2019 Conferences/Seminars




NYCAVMA Annual Spring Conference:

April 11th - 14th 2019, Ellicotville NY, featuring an Osteopathic Seminar with Laura Taylor.


We hope you'll join us at the Holiday Valley Ski Resort for our 2019 Annual Conference! April 11th will be Equine day...all are welcome to this hands-on experience, though there will be homework that needs completing prior to attending. April 12th -14th will center around theory and small animal techniques. Pricing and registration information will be available soon.


About Laura


"As a holistic veterinarian who practices osteopathy and other alternative treatments, my job is to help horses, cats, and dogs regain mobility and return to their natural state of wholeness.
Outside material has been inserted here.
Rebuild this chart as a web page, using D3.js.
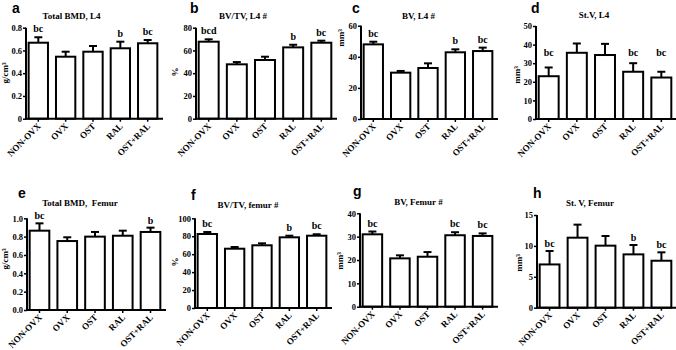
<!DOCTYPE html>
<html>
<head>
<meta charset="utf-8">
<script src="https://cdn.jsdelivr.net/npm/d3@7"></script>
<style>
  html, body { margin: 0; padding: 0; background: #fff; }
  svg { display: block; }
  .serif { font-family: "Liberation Serif", "Times New Roman", serif; font-weight: bold; }
  .plabel { font-family: "Liberation Sans", Arial, sans-serif; font-weight: bold; }
</style>
</head>
<body>
<svg id="chart" width="676" height="350"></svg>
<script>
// ---------- DATA ----------
const categories = ["NON-OVX", "OVX", "OST", "RAL", "OST+RAL"];

const panelLetters = ["a", "b", "c", "d", "e", "f", "g", "h"];
const panelTitles = ["Total BMD, L4", "BV/TV, L4 #", "BV, L4 #", "St.V, L4",
                     "Total BMD,\u00A0 Femur", "BV/TV, femur #", "BV, Femur #", "St. V, Femur"];
const yAxisLabels = ["g/cm\u00B3", "%", "mm\u00B3", "mm\u00B3", "g/cm\u00B3", "%", "mm\u00B3", "mm\u00B3"];

// means
const bmdL4Mean    = [0.668, 0.545, 0.589, 0.619, 0.663];
const bvtvL4Mean   = [67.7, 47.8, 51.6, 62.7, 66.8];
const bvL4Mean     = [48.0, 29.8, 32.8, 42.9, 43.7];
const stvL4Mean    = [23.0, 35.6, 34.4, 25.4, 22.3];
const bmdFemurMean = [0.865, 0.752, 0.800, 0.810, 0.851];
const bvtvFemurMean= [82.5, 66.1, 69.9, 78.8, 80.6];
const bvFemurMean  = [31.0, 20.7, 21.4, 30.6, 30.3];
const stvFemurMean = [7.0, 11.33, 10.04, 8.63, 7.6];

// error (SEM, upper only)
const bmdL4Err    = [0.048, 0.044, 0.050, 0.058, 0.029];
const bvtvL4Err   = [2.1, 2.0, 2.9, 2.3, 1.8];
const bvL4Err     = [1.7, 1.1, 3.0, 1.9, 2.2];
const stvL4Err    = [4.7, 5.0, 6.0, 4.6, 3.1];
const bmdFemurErr = [0.080, 0.041, 0.051, 0.055, 0.047];
const bvtvFemurErr= [2.2, 1.9, 2.2, 1.8, 1.6];
const bvFemurErr  = [1.2, 1.3, 2.0, 1.3, 1.1];
const stvFemurErr = [2.17, 2.11, 1.56, 1.52, 1.36];

// significance letters
const bmdL4Sig    = ["bc", "", "", "b", "bc"];
const bvtvL4Sig   = ["bcd", "", "", "b", "bc"];
const bvL4Sig     = ["bc", "", "", "b", "bc"];
const stvL4Sig    = ["bc", "", "", "bc", "bc"];
const bmdFemurSig = ["bc", "", "", "", "b"];
const bvtvFemurSig= ["bc", "", "", "b", "bc"];
const bvFemurSig  = ["bc", "", "", "bc", "bc"];
const stvFemurSig = ["bc", "", "", "b", "bc"];

// y-axis tick values and labels
const bmdL4Ticks     = [0, 0.2, 0.4, 0.6, 0.8];
const bmdL4TickLbl   = ["0", "0.2", "0.4", "0.6", "0.8"];
const bvtvL4Ticks    = [0, 20, 40, 60, 80];
const bvL4Ticks      = [0, 20, 40, 60];
const stvL4Ticks     = [0, 10, 20, 30, 40, 50];
const bmdFemurTicks  = [0, 0.2, 0.4, 0.6, 0.8, 1.0];
const bmdFemurTickLbl= ["0.0", "0.2", "0.4", "0.6", "0.8", "1.0"];
const bvtvFemurTicks = [0, 20, 40, 60, 80, 100];
const bvFemurTicks   = [0, 10, 20, 30, 40];
const stvFemurTicks  = [0, 5, 10, 15];

const means = [bmdL4Mean, bvtvL4Mean, bvL4Mean, stvL4Mean, bmdFemurMean, bvtvFemurMean, bvFemurMean, stvFemurMean];
const errs  = [bmdL4Err, bvtvL4Err, bvL4Err, stvL4Err, bmdFemurErr, bvtvFemurErr, bvFemurErr, stvFemurErr];
const sigs  = [bmdL4Sig, bvtvL4Sig, bvL4Sig, stvL4Sig, bmdFemurSig, bvtvFemurSig, bvFemurSig, stvFemurSig];
const ticks = [bmdL4Ticks, bvtvL4Ticks, bvL4Ticks, stvL4Ticks, bmdFemurTicks, bvtvFemurTicks, bvFemurTicks, stvFemurTicks];
const tickLbls = [bmdL4TickLbl, null, null, null, bmdFemurTickLbl, null, null, null];
const yMax = [0.8, 80, 60, 50, 1.0, 100, 40, 15];

// ---------- LAYOUT (positions / styles) ----------
const layout = [
  {left: 26,  width: 134, top: 27.7, bottom: 118.7, title: [71.5, 19],  letter: [12, 13],  ylab: [8, 73],   sigGap: 5},
  {left: 196, width: 138, top: 27.7, bottom: 118.7, title: [243, 19],   letter: [190, 13], ylab: [178, 72], sigGap: 5},
  {left: 361, width: 134, top: 25.7, bottom: 119,   title: [418.5, 19], letter: [352, 13], ylab: [344, 38], sigGap: 5},
  {left: 536, width: 138, top: 26,   bottom: 119,   title: [594, 18],   letter: [531, 13], ylab: [520, 75], sigGap: 5, sigLevel: 34},
  {left: 27,  width: 136, top: 218.3, bottom: 310,  title: [80, 206],   letter: [18, 198], ylab: [8, 259],  sigGap: 4},
  {left: 195, width: 134, top: 218.3, bottom: 308,  title: [248, 208],  letter: [191, 200], ylab: [178, 262], sigGap: 5},
  {left: 360, width: 135, top: 213.3, bottom: 306.7, title: [418.5, 205], letter: [353, 196], ylab: [343, 261], sigGap: 5},
  {left: 537, width: 137, top: 215,  bottom: 307.7, title: [590, 206],  letter: [533, 198], ylab: [522, 263], sigGap: 4}
];

const svg = d3.select("#chart");

layout.forEach((L, i) => {
  const g = svg.append("g");
  const x = d3.scaleBand().domain(categories)
    .range([L.left, L.left + L.width]).paddingInner(0.22).paddingOuter(0.06);
  const y = d3.scaleLinear().domain([0, yMax[i]]).range([L.bottom, L.top]);

  const data = categories.map((c, k) => ({c, m: means[i][k], e: errs[i][k], s: sigs[i][k]}));
  const bw = x.bandwidth();

  // error bars
  data.forEach(d => {
    const cx = x(d.c) + bw / 2;
    g.append("line").attr("x1", cx).attr("x2", cx)
      .attr("y1", y(d.m)).attr("y2", y(d.m + d.e))
      .attr("stroke", "#000").attr("stroke-width", 2);
    g.append("line").attr("x1", cx - 4).attr("x2", cx + 4)
      .attr("y1", y(d.m + d.e)).attr("y2", y(d.m + d.e))
      .attr("stroke", "#000").attr("stroke-width", 2);
  });

  // bars
  g.selectAll("rect.bar").data(data).enter().append("rect")
    .attr("class", "bar")
    .attr("x", d => x(d.c) + 1)
    .attr("width", bw - 2)
    .attr("y", d => y(d.m))
    .attr("height", d => y(0) - y(d.m))
    .attr("fill", "#fff").attr("stroke", "#000").attr("stroke-width", 2);

  // significance letters
  g.selectAll("text.sig").data(data.filter(d => d.s)).enter().append("text")
    .attr("class", "serif")
    .attr("x", d => x(d.c) + bw / 2)
    .attr("y", d => L.sigLevel !== undefined ? y(L.sigLevel) : y(d.m + d.e) - L.sigGap)
    .attr("text-anchor", "middle")
    .attr("font-size", 10)
    .text(d => d.s);

  // y axis
  const yAxis = d3.axisLeft(y).tickValues(ticks[i]).tickSize(3).tickPadding(1)
    .tickFormat((v, k) => tickLbls[i] ? tickLbls[i][k] : d3.format("d")(v));
  const ya = g.append("g").attr("transform", `translate(${L.left},0)`).call(yAxis);
  ya.select(".domain").remove();
  ya.selectAll(".tick line").attr("stroke", "#000").attr("stroke-width", 1.5);
  ya.selectAll(".tick text").attr("class", "serif").attr("font-size", 8.5)
    .attr("fill", "#000").attr("font-family", null);
  g.append("line").attr("x1", L.left).attr("x2", L.left)
    .attr("y1", L.top).attr("y2", L.bottom + 1)
    .attr("stroke", "#000").attr("stroke-width", 2);

  // x axis
  const xAxis = d3.axisBottom(x).tickSize(3).tickSizeOuter(0);
  const xa = g.append("g").attr("transform", `translate(0,${L.bottom})`).call(xAxis);
  xa.select(".domain").remove();
  xa.selectAll(".tick line").attr("stroke", "#000").attr("stroke-width", 1.5);
  xa.selectAll(".tick text").attr("class", "serif").attr("font-size", 9)
    .attr("fill", "#000").attr("font-family", null)
    .attr("text-anchor", "end")
    .attr("dy", null).attr("y", null)
    .attr("transform", "translate(3,8) rotate(-45)");
  g.append("line").attr("x1", L.left - 1).attr("x2", L.left + L.width + 3)
    .attr("y1", L.bottom).attr("y2", L.bottom)
    .attr("stroke", "#000").attr("stroke-width", 2);

  // title
  svg.append("text").attr("class", "serif")
    .attr("x", L.title[0]).attr("y", L.title[1])
    .attr("text-anchor", "middle").attr("font-size", 9)
    .text(panelTitles[i]);

  // panel letter
  svg.append("text").attr("class", "plabel")
    .attr("x", L.letter[0]).attr("y", L.letter[1])
    .attr("font-size", 14)
    .text(panelLetters[i]);

  // y label
  g.append("text").attr("class", "serif")
    .attr("transform", `translate(${L.ylab[0]},${L.ylab[1]}) rotate(-90)`)
    .attr("text-anchor", "middle").attr("font-size", 9)
    .text(yAxisLabels[i]);
});
</script>
</body>
</html>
Whether a house cat or a canine or equine athlete, I help animals live to their full potential of health, vitality, and longevity.


As a youngster, I felt deeply connected to all animals and was a typical “horse crazy” girl. I was fortunate to have had horses growing up. At the age of 11, I already knew I wanted to be a veterinarian. Of course, becoming a vet wasn’t as easy as making the decision. University professors warned students to have a Plan B due to the difficulty getting into vet school.


I didn’t have a Plan B—not even after my first application was rejected! I simply wanted vet school even more, which made the second attempt and my acceptance into the Ontario Veterinary College that much sweeter! To this day, I recall the whoops and screams of joy.


Vet school and its science enthralled me! ​But after 6 years of practice, I became disillusioned with the conventional medical model of vets finding problems too late; at advanced stages of disease, the only options are drugs and surgeries. My own lack of training to deal with chronic disease and outright prevention inspired me to break trail and take a journey that ultimately led to 20 years of professional re-invention.


During those 20 years, I studied veterinary chiropractic, and after a decade of practicing it, I began seeing its shortcomings and shifted my studies to a newer and more effective modality--osteopathy. Combine these with my studies in acupuncture, homeopathy, herbal medicine, craniosacral therapy, lymphatic drainage, and visceral and organ manipulation, and you essentially have “veterinary naturopathy.” Many of my studies were for humans; therefore, I adapted my knowledge to work with the anatomies of horses, cats, and dogs. Even today many of these courses for animal treatment rarely exist.


As a result, I’ve created a fully holistic veterinary practice, with the scope of my work limited to musculoskeletal and neurological cases. Every day, my work shows me that life is motion and that improvements in mobility lead to better quality of life.


If anyone would have said to me that one day I’d be practicing exclusively holistic medicine and that 50% of my patients would be horses, I would have said in disbelief, “No way!” Such is the beauty and diversity of a veterinary degree. The “art” of veterinary medicine can only really come from doing the work—practicing, learning, and growing. I love that I work with my hands and that I have access to a more complete and comprehensive toolbox than I would have with traditional veterinary medicine.


I approach my work with a persistent sense of curiosity and a passion for the possible! I enjoy the detective work of osteopathy. I’m in awe of its potential for prevention and true healing because it works with the innate intelligence of the body that wants to heal itself. For that reason, osteopathy offers a deep fix rather than a quick fix! At times, it seems nothing short of magical, and I am humbled by its potency and effectiveness."